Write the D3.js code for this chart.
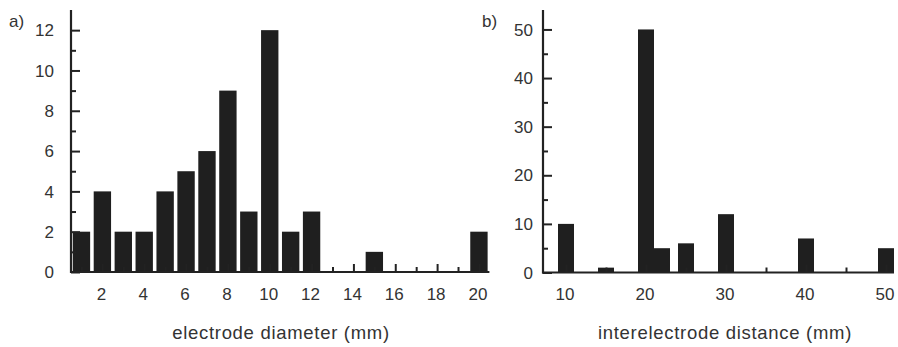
<!DOCTYPE html>
<html><head><meta charset="utf-8">
<script src="https://cdn.jsdelivr.net/npm/d3@7"></script>
<style>
body{margin:0;background:#fff;}
text{font-family:"Liberation Sans",Arial,Helvetica,sans-serif;fill:#333;}
</style></head>
<body><svg id="chart" width="898" height="347"></svg>
<script>
// Panel a data
const diameters = [1,2,3,4,5,6,7,8,9,10,11,12,13,14,15,16,17,18,19,20];
const diameterCounts = [2,4,2,2,4,5,6,9,3,12,2,3,0,0,1,0,0,0,0,2];
const aYTicks = [0,2,4,6,8,10,12];
const aXTicks = [2,4,6,8,10,12,14,16,18,20];
// Panel b data
const distances = [10,15,20,22,25,30,40,50];
const distanceCounts = [10,1,50,5,6,12,7,5];
const bYTicks = [0,10,20,30,40,50];
const bXTicks = [10,20,30,40,50];

const svg = d3.select("#chart");
const barColor = "#1f1f1f";
const axisColor = "#222";
const tickFs = 17;
const titleFs = 18.5;

function drawPanel(o){
  const g = svg.append("g");
  const x = d3.scaleLinear().domain(o.xDomain).range([o.left, o.right]);
  const y = d3.scaleLinear().domain(o.yDomain).range([o.bottom, o.top]);
  // bars
  g.selectAll("rect.bar").data(o.cats.map((c,i)=>({c, v:o.vals[i]})).filter(d=>d.v>0))
    .enter().append("rect")
    .attr("x", d=>x(d.c - o.bw/2))
    .attr("width", d=>x(d.c + o.bw/2) - x(d.c - o.bw/2))
    .attr("y", d=>y(d.v))
    .attr("height", d=>y(0)-y(d.v))
    .attr("fill", barColor);
  // y axis
  const yAxis = d3.axisRight(y).tickValues(o.yMinor).tickSize(5).tickFormat("");
  const yAxisMaj = d3.axisRight(y).tickValues(o.yTicks).tickSize(9).tickFormat("");
  [yAxis, yAxisMaj].forEach(ax=>{
    const a = g.append("g").attr("transform",`translate(${o.left},0)`).call(ax);
    a.select(".domain").remove();
    a.selectAll("line").attr("stroke",axisColor).attr("stroke-width",2);
  });
  g.append("line").attr("x1",o.left).attr("x2",o.left).attr("y1",y(o.yDomain[1])).attr("y2",y(0)+1)
    .attr("stroke",axisColor).attr("stroke-width",2.2);
  g.selectAll("text.yl").data(o.yTicks).enter().append("text")
    .attr("x", o.left-o.yLabelGap).attr("y", d=>y(d)).attr("dy","0.36em")
    .attr("text-anchor","end").attr("font-size",tickFs).text(d=>d);
  // x axis
  const xMinor = d3.axisTop(x).tickValues(o.xMinor).tickSize(5).tickFormat("");
  const xMaj = d3.axisTop(x).tickValues(o.xTicks).tickSize(8).tickFormat("");
  [xMinor, xMaj].forEach(ax=>{
    const a = g.append("g").attr("transform",`translate(0,${o.bottom})`).call(ax);
    a.select(".domain").remove();
    a.selectAll("line").attr("stroke",axisColor).attr("stroke-width",2);
  });
  g.append("line").attr("x1",o.left-1).attr("x2",o.right).attr("y1",o.bottom).attr("y2",o.bottom)
    .attr("stroke",axisColor).attr("stroke-width",2.2);
  g.selectAll("text.xl").data(o.xTicks).enter().append("text")
    .attr("x", d=>x(d)-1).attr("y", 300)
    .attr("text-anchor","middle").attr("font-size",tickFs).text(d=>d);
  g.append("text").attr("x",o.titleX).attr("y",339).attr("text-anchor","middle")
    .attr("font-size",titleFs).attr("letter-spacing","0.7px").text(o.title);
  g.append("text").attr("x",o.tagX).attr("y",27).attr("font-size",17).text(o.tag);
}

drawPanel({
  cats: diameters, vals: diameterCounts, bw: 0.83,
  xDomain:[0.5,20.5], left:71, right:489.4,
  yDomain:[0,13], top:10, bottom:272,
  yTicks:aYTicks, yMinor:[1,3,5,7,9,11], yLabelGap:17,
  xTicks:aXTicks, xMinor:[1,3,5,7,9,11,13,15,17,19],
  title:"electrode diameter (mm)", titleX:281, tag:"a)", tagX:9
});
drawPanel({
  cats: distances, vals: distanceCounts, bw: 2,
  xDomain:[7.125,51], left:543, right:894,
  yDomain:[0,54], top:10, bottom:272.5,
  yTicks:bYTicks, yMinor:[5,15,25,35,45], yLabelGap:10,
  xTicks:bXTicks, xMinor:[15,25,35,45],
  title:"interelectrode distance (mm)", titleX:725, tag:"b)", tagX:482
});
</script></body></html>
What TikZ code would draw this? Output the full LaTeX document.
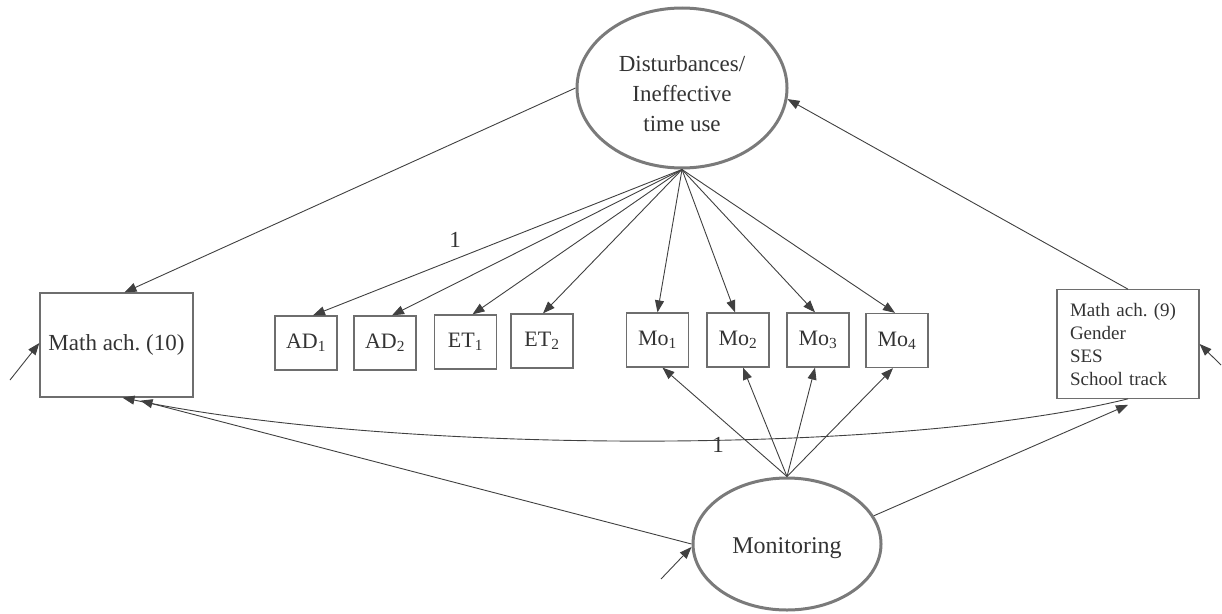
\documentclass[tikz,border=0pt]{standalone}
\usepackage{fontspec}
\setmainfont{Liberation Serif}
\usetikzlibrary{arrows.meta,shapes.geometric}
\definecolor{txt}{HTML}{333333}
\definecolor{ln}{HTML}{404040}
\definecolor{ell}{HTML}{7A7A7A}
\definecolor{bx}{HTML}{6E6E6E}
\frenchspacing
\tikzset{
  latent/.style={ellipse, draw=ell, line width=3pt, inner sep=0pt, text=txt, align=center},
  obsbox/.style={rectangle, draw=bx, line width=1.3pt, inner sep=0pt, text=txt, minimum width=62pt, minimum height=54pt, font=\fontsize{22}{26}\selectfont},
  bigbox/.style={rectangle, draw=bx, line width=1.3pt, text=txt},
  path/.style={draw=ln, line width=0.9pt, -{Triangle[length=12pt,width=9pt]}},
  lbl/.style={text=txt, font=\fontsize{23}{26}\selectfont, inner sep=0pt}
}
\begin{document}
\begin{tikzpicture}[x=1pt,y=-1pt]
\useasboundingbox (0,0) rectangle (1222,613);
% latent variables
\node[latent, minimum width=210pt, minimum height=160pt, font=\fontsize{23}{30}\selectfont] (dist) at (682,88) {\raisebox{0pt}[\dimexpr\height+14pt\relax][\depth]{\begin{tabular}{@{}c@{}}Disturbances/\\Ineffective\\time use\end{tabular}}};
\node[latent, minimum width=188pt, minimum height=132pt, font=\fontsize{24}{30}\selectfont] (mon) at (787,544) {\raisebox{0pt}[\dimexpr\height+8pt\relax][\depth]{Monitoring}};
% observed boxes
\node[bigbox, minimum width=153pt, minimum height=104pt, inner sep=0pt, font=\fontsize{23}{28}\selectfont] (m10) at (116.5,345) {Math ach. (10)};
\node[bigbox, minimum width=142pt, minimum height=102pt, inner sep=13pt, text width=116pt, align=left, font=\fontsize{19}{23}\selectfont] (m9) at (1128,344) {Math ach. (9)\\Gender\\SES\\School track};
\node[obsbox] (ad1) at (306,343) {AD\textsubscript{1}};
\node[obsbox] (ad2) at (385,343) {AD\textsubscript{2}};
\node[obsbox] (et1) at (465.5,342) {ET\textsubscript{1}};
\node[obsbox] (et2) at (542,341) {ET\textsubscript{2}};
\node[obsbox] (mo1) at (657.5,340) {Mo\textsubscript{1}};
\node[obsbox] (mo2) at (738,340) {Mo\textsubscript{2}};
\node[obsbox] (mo3) at (818,340) {Mo\textsubscript{3}};
\node[obsbox] (mo4) at (897,340.5) {Mo\textsubscript{4}};
% error term origins
\coordinate (e1) at (10,380);
\coordinate (e2) at (1221,365);
\coordinate (e3) at (661,579);
% loadings from Disturbances
\draw[path] (dist.south) -- ([xshift=7pt]ad1.north);
\draw[path] (dist.south) -- ([xshift=7pt]ad2.north);
\draw[path] (dist.south) -- ([xshift=7pt]et1.north);
\draw[path] (dist.south) -- ([xshift=1pt]et2.north);
\draw[path] (dist.south) -- (mo1.north);
\draw[path] (dist.south) -- ([xshift=-3pt]mo2.north);
\draw[path] (dist.south) -- ([xshift=-3pt]mo3.north);
\draw[path] (dist.south) -- ([xshift=-2pt]mo4.north);
% loadings from Monitoring
\draw[path] (mon.north) -- ([xshift=5pt]mo1.south);
\draw[path] (mon.north) -- ([xshift=5pt]mo2.south);
\draw[path] (mon.north) -- ([xshift=-3pt]mo3.south);
\draw[path] (mon.north) -- ([xshift=-4pt]mo4.south);
% structural paths
\draw[path] (dist.west) -- ([xshift=8pt]m10.north);
\draw[path] (m9.north) -- (dist.-6);
\draw[path] (mon.west) -- ([xshift=24pt,yshift=-3pt]m10.south);
\draw[path] (m9.south) .. controls (900,455) and (400,455) .. ([xshift=6pt]m10.south);
\draw[path] (mon.18) -- ([yshift=-6pt]m9.south);
% error terms
\draw[path] (e1) -- ([yshift=2pt]m10.west);
\draw[path] (e2) -- (m9.east);
\draw[path] (e3) -- ([yshift=-3pt]mon.west);
% labels
\node[lbl] (l1) at (455,240) {1};
\node[lbl] (l2) at (718,445) {1};
\end{tikzpicture}
\end{document}
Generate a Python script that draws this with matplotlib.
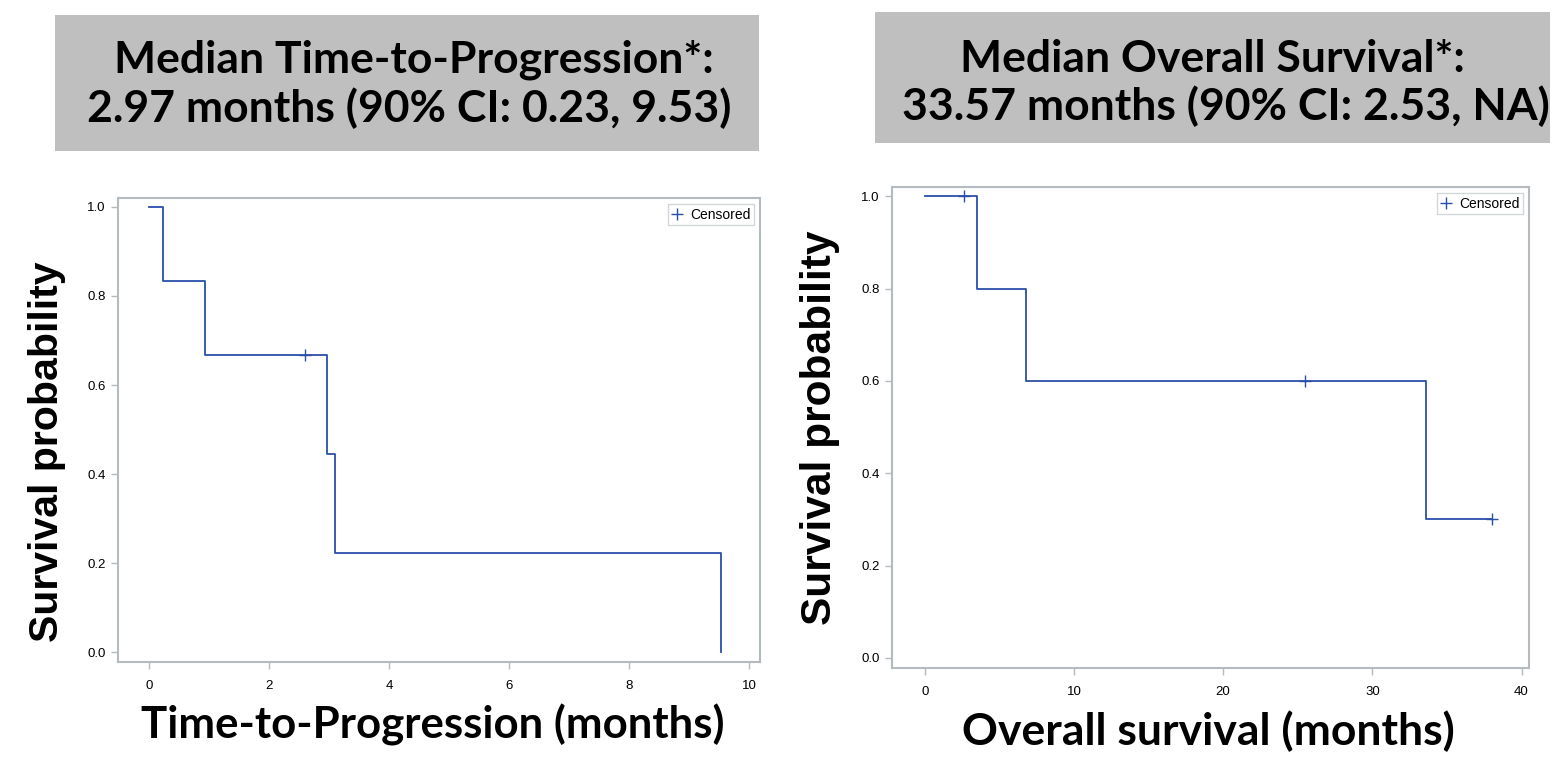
import matplotlib
matplotlib.use("Agg")
import matplotlib.pyplot as plt
from matplotlib.patches import Rectangle
from matplotlib.lines import Line2D

# ----- data -----
ttp_times = [0, 0.23, 0.93, 2.97, 3.09, 9.53]
ttp_surv = [1.0, 0.833, 0.667, 0.444, 0.222, 0.0]
ttp_cens_t = [2.59]
ttp_cens_s = [0.667]

os_times = [0, 3.52, 6.8, 33.6, 38.0]
os_surv = [1.0, 0.8, 0.6, 0.3, 0.3]
os_cens_t = [2.6, 25.5, 38.0]
os_cens_s = [1.0, 0.6, 0.3]

ttp_title = ["Median Time-to-Progression*:", "2.97 months (90% CI: 0.23, 9.53)"]
os_title = ["Median Overall Survival*:", "33.57 months (90% CI: 2.53, NA)"]
ttp_xlabel = "Time-to-Progression (months)"
os_xlabel = "Overall survival (months)"
ylabel = "Survival probability"

ttp_xticks = [0, 2, 4, 6, 8, 10]
os_xticks = [0, 10, 20, 30, 40]
yticks = [0.0, 0.2, 0.4, 0.6, 0.8, 1.0]

BLUE = "#2a4fa8"
FRAME = "#b4babe"
BOXGRAY = "#bfbfbf"
BIG = ["Lato", "DejaVu Sans"]
ARIAL = ["Liberation Sans", "DejaVu Sans"]

W, H = 1553, 761
fig = plt.figure(figsize=(W / 100, H / 100), dpi=100)


def px(x0, y0, x1, y1):
    # pixel box (top-left origin) -> figure fraction rect
    return [x0 / W, 1 - y1 / H, (x1 - x0) / W, (y1 - y0) / H]


def km_panel(rect, times, surv, ct, cs, xticks, xlim, xlabel, xlab_x, xlab_base, xlab_size):
    ax = fig.add_axes(rect)
    ax.step(times, surv, where="post", color=BLUE, lw=1.3)
    ax.plot(ct, cs, ls="none", marker="+", ms=9, mew=1.0, color=BLUE)
    ax.set_xlim(*xlim)
    ax.set_ylim(-0.022, 1.02)
    ax.set_xticks(xticks)
    ax.set_yticks(yticks)
    ax.set_xticklabels([str(t) for t in xticks], family=ARIAL, fontsize=9.5)
    ax.set_yticklabels([f"{t:.1f}" for t in yticks], family=ARIAL, fontsize=9.5)
    for s in ax.spines.values():
        s.set_color(FRAME)
        s.set_linewidth(1.5)
    ax.tick_params(direction="out", length=5, width=1, color=FRAME, pad=4)
    ax.tick_params(axis="x", pad=8)
    h = Line2D([], [], ls="none", marker="+", ms=8, mew=1.0, color=BLUE)
    leg = ax.legend([h], ["Censored"], loc="upper right", prop={"family": ARIAL, "size": 10},
                    frameon=True, fancybox=False, borderpad=0.25, handlelength=0.8,
                    handletextpad=0.5, borderaxespad=0.45)
    leg.get_frame().set_edgecolor("#c8cccf")
    leg.get_frame().set_linewidth(1.0)
    fig.text(xlab_x / W, 1 - xlab_base / H, xlabel, ha="center", va="baseline",
             family=BIG, fontweight="bold", fontsize=xlab_size)
    return ax


km_panel(px(118, 198, 760, 662), ttp_times, ttp_surv, ttp_cens_t, ttp_cens_s,
         ttp_xticks, (-0.52, 10.18), ttp_xlabel, 433, 739, 31.5)
km_panel(px(892, 187, 1529, 668), os_times, os_surv, os_cens_t, os_cens_s,
         os_xticks, (-2.2, 40.5), os_xlabel, 1208, 745, 32)

# y labels (Arial-like bold)
fig.text(47 / W, 1 - 452 / H, ylabel, rotation=90, ha="center", va="center",
         family=ARIAL, fontweight="bold", fontsize=29.5)
fig.text(820 / W, 1 - 428 / H, ylabel, rotation=90, ha="center", va="center",
         family=ARIAL, fontweight="bold", fontsize=30.5)

# grey title boxes
for (x0, y0, x1, y1), lines, cxs, bases in [
    ((55, 15, 759, 151), ttp_title, (414, 409), (72, 122)),
    ((875, 12, 1550, 143), os_title, (1212, 1226), (72, 120)),
]:
    r = px(x0, y0, x1, y1)
    fig.patches.append(Rectangle((r[0], r[1]), r[2], r[3], transform=fig.transFigure,
                                 facecolor=BOXGRAY, edgecolor="none", zorder=0))
    for txt, cx, yy in zip(lines, cxs, bases):
        fig.text(cx / W, 1 - yy / H, txt, ha="center", va="baseline",
                 family=BIG, fontweight="bold", fontsize=32)

fig.savefig("out.png", dpi=100)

**Exercise task**
From the first line of the material down to the line containing "const titleFs = 18.5;", inclusive, return each line exactly, skipping any picture.

**Full answer**
Write the D3.js code for this chart.
<!DOCTYPE html>
<html><head><meta charset="utf-8">
<script src="https://cdn.jsdelivr.net/npm/d3@7"></script>
<style>
body{margin:0;background:#fff;}
text{font-family:"Liberation Sans",Arial,Helvetica,sans-serif;fill:#333;}
</style></head>
<body><svg id="chart" width="898" height="347"></svg>
<script>
// Panel a data
const diameters = [1,2,3,4,5,6,7,8,9,10,11,12,13,14,15,16,17,18,19,20];
const diameterCounts = [2,4,2,2,4,5,6,9,3,12,2,3,0,0,1,0,0,0,0,2];
const aYTicks = [0,2,4,6,8,10,12];
const aXTicks = [2,4,6,8,10,12,14,16,18,20];
// Panel b data
const distances = [10,15,20,22,25,30,40,50];
const distanceCounts = [10,1,50,5,6,12,7,5];
const bYTicks = [0,10,20,30,40,50];
const bXTicks = [10,20,30,40,50];

const svg = d3.select("#chart");
const barColor = "#1f1f1f";
const axisColor = "#222";
const tickFs = 17;
const titleFs = 18.5;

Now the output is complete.